• _RAW DATA_:
──────
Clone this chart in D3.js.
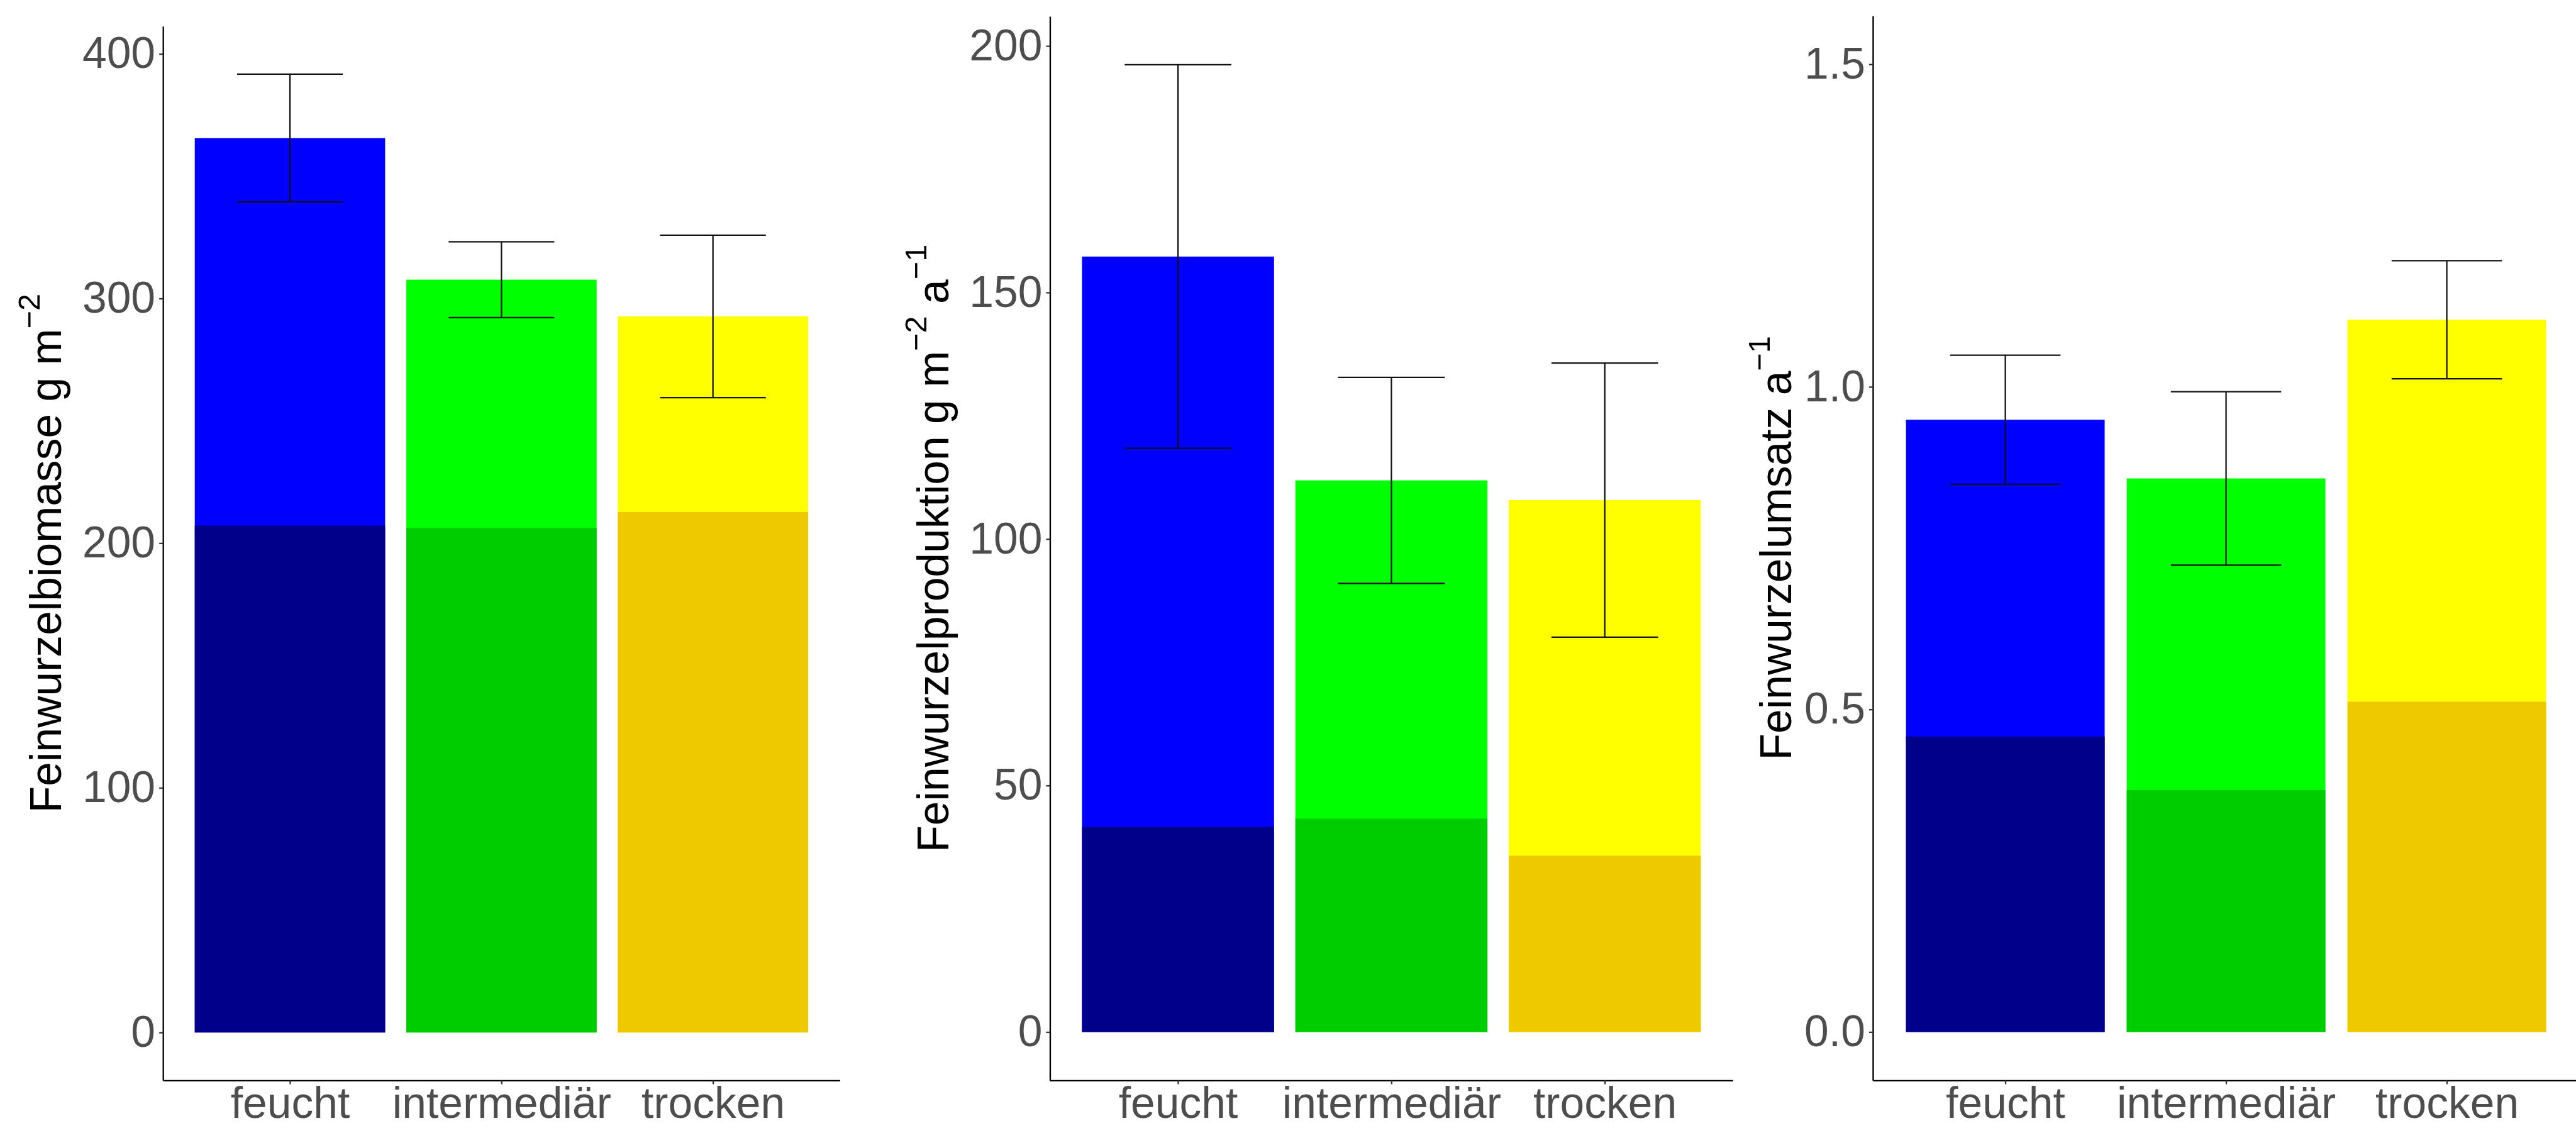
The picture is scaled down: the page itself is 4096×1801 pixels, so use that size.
<!DOCTYPE html>
<html>
<head>
<meta charset="utf-8">
<script src="https://cdn.jsdelivr.net/npm/d3@7"></script>
<style>
  body { margin: 0; background: #fff; }
  svg { display: block; }
  text { font-family: "Liberation Sans", Arial, sans-serif; }
</style>
</head>
<body>
<div id="chart"></div>
<script>
// categories and values
var categories = ["feucht", "intermediär", "trocken"];

var biomasseMean = [365.6, 307.7, 292.7];
var biomasseDark = [207.2, 206.2, 212.7];
var biomasseSE   = [26.1, 15.5, 33.2];

var produktionMean = [157.3, 111.9, 107.9];
var produktionDark = [41.6, 43.3, 35.8];
var produktionSE   = [38.9, 20.9, 27.8];

var umsatzMean = [0.949, 0.858, 1.104];
var umsatzDark = [0.458, 0.375, 0.512];
var umsatzSE   = [0.100, 0.1345, 0.0915];

var biomasseTicks   = [0, 100, 200, 300, 400];
var produktionTicks = [0, 50, 100, 150, 200];
var umsatzTicks     = [0, 0.5, 1.0, 1.5];

var lightColors = ["#0000FF", "#00FF00", "#FFFF00"];
var darkColors  = ["#00008B", "#00CD00", "#EEC900"];

// layout in reference pixels, scaled down at the end
var SCALE = 0.87;
var axisBottom = 1974;

var panels = [
  { mean: biomasseMean, dark: biomasseDark, se: biomasseSE, ticks: biomasseTicks,
    fmt: d3.format("d"), ymax: null,
    title: [{t: "Feinwurzelbiomasse g m"}, {t: "\u22122", sup: true}],
    left: 298, right: 1535, top: 48, titleX: 112 },
  { mean: produktionMean, dark: produktionDark, se: produktionSE, ticks: produktionTicks,
    fmt: d3.format("d"), ymax: null,
    title: [{t: "Feinwurzelproduktion g m"}, {t: "\u22122", sup: true}, {t: " a"}, {t: "\u22121", sup: true}],
    left: 1919, right: 3167, top: 30, titleX: 1733 },
  { mean: umsatzMean, dark: umsatzDark, se: umsatzSE, ticks: umsatzTicks,
    fmt: d3.format(".1f"), ymax: 1.5,
    title: [{t: "Feinwurzelumsatz a"}, {t: "\u22121", sup: true}],
    left: 3423, right: 4714, top: 29, titleX: 3274 }
];

var svg = d3.select("#chart")
  .append("svg")
    .attr("width", 4096)
    .attr("height", 1801)
    .style("background", "#fff");

var root = svg.append("g")
  .attr("transform", "scale(" + SCALE + ")");

panels.forEach(function(p) {
  var g = root.append("g");

  var hi = p.ymax != null ? p.ymax : d3.max(p.mean, function(m, i) { return m + p.se[i]; });
  var pad = 0.05 * hi;

  var y = d3.scaleLinear()
    .domain([-pad, hi + pad])
    .range([axisBottom, p.top]);

  var x = d3.scalePoint()
    .domain(categories)
    .range([p.left, p.right])
    .padding(0.6);
  var step = x.step();

  var rows = categories.map(function(c, i) {
    return { cat: c, mean: p.mean[i], dark: p.dark[i], se: p.se[i], i: i };
  });

  // full bars (light)
  g.selectAll(".light")
    .data(rows)
    .enter()
    .append("rect")
      .attr("x", function(d) { return x(d.cat) - 0.45 * step; })
      .attr("width", 0.9 * step)
      .attr("y", function(d) { return y(d.mean); })
      .attr("height", function(d) { return y(0) - y(d.mean); })
      .style("fill", function(d) { return lightColors[d.i]; });

  // lower part (dark)
  g.selectAll(".dark")
    .data(rows)
    .enter()
    .append("rect")
      .attr("x", function(d) { return x(d.cat) - 0.45 * step; })
      .attr("width", 0.9 * step)
      .attr("y", function(d) { return y(d.dark); })
      .attr("height", function(d) { return y(0) - y(d.dark); })
      .style("fill", function(d) { return darkColors[d.i]; });

  // error bars
  var eb = g.selectAll(".err")
    .data(rows)
    .enter()
    .append("g")
      .style("stroke", "#111")
      .style("stroke-width", 2.6)
      .style("fill", "none");
  eb.append("line")
    .attr("x1", function(d) { return x(d.cat); })
    .attr("x2", function(d) { return x(d.cat); })
    .attr("y1", function(d) { return y(d.mean - d.se); })
    .attr("y2", function(d) { return y(d.mean + d.se); });
  [1, -1].forEach(function(s) {
    eb.append("line")
      .attr("x1", function(d) { return x(d.cat) - 0.25 * step; })
      .attr("x2", function(d) { return x(d.cat) + 0.25 * step; })
      .attr("y1", function(d) { return y(d.mean + s * d.se); })
      .attr("y2", function(d) { return y(d.mean + s * d.se); });
  });

  // y axis
  var yAxis = g.append("g")
    .attr("transform", "translate(" + p.left + ",0)")
    .call(d3.axisLeft(y).tickValues(p.ticks).tickFormat(p.fmt)
      .tickSize(7).tickSizeOuter(0).tickPadding(7));

  // x axis
  var xAxis = g.append("g")
    .attr("transform", "translate(0," + axisBottom + ")")
    .call(d3.axisBottom(x).tickSize(7).tickSizeOuter(0).tickPadding(5));

  [yAxis, xAxis].forEach(function(ax) {
    ax.select(".domain").style("stroke", "#000").style("stroke-width", 2.7);
    ax.selectAll(".tick line").style("stroke", "#333").style("stroke-width", 2.6);
    ax.selectAll(".tick text")
      .style("font-size", "80px")
      .style("fill", "#4D4D4D")
      .style("font-family", "'Liberation Sans', Arial, sans-serif");
  });

  // y title with superscripts
  var cy = (p.top + axisBottom) / 2;
  var title = g.append("text")
    .attr("transform", "translate(" + p.titleX + "," + cy + ") rotate(-90)")
    .attr("text-anchor", "middle")
    .style("font-size", "80px")
    .style("fill", "#000");
  var shift = 0;
  p.title.forEach(function(part) {
    var target = part.sup ? -40 : 0;
    title.append("tspan")
      .attr("dy", target - shift)
      .style("font-size", part.sup ? "56px" : "80px")
      .text(part.t);
    shift = target;
  });
});
</script>
</body>
</html>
──────
• _WORK TO COMPLETE_: Scan the lines above for "pixels", then copy every one that has it.

• _THE OUTPUT_:
The picture is scaled down: the page itself is 4096×1801 pixels, so use that size.
// layout in reference pixels, scaled down at the end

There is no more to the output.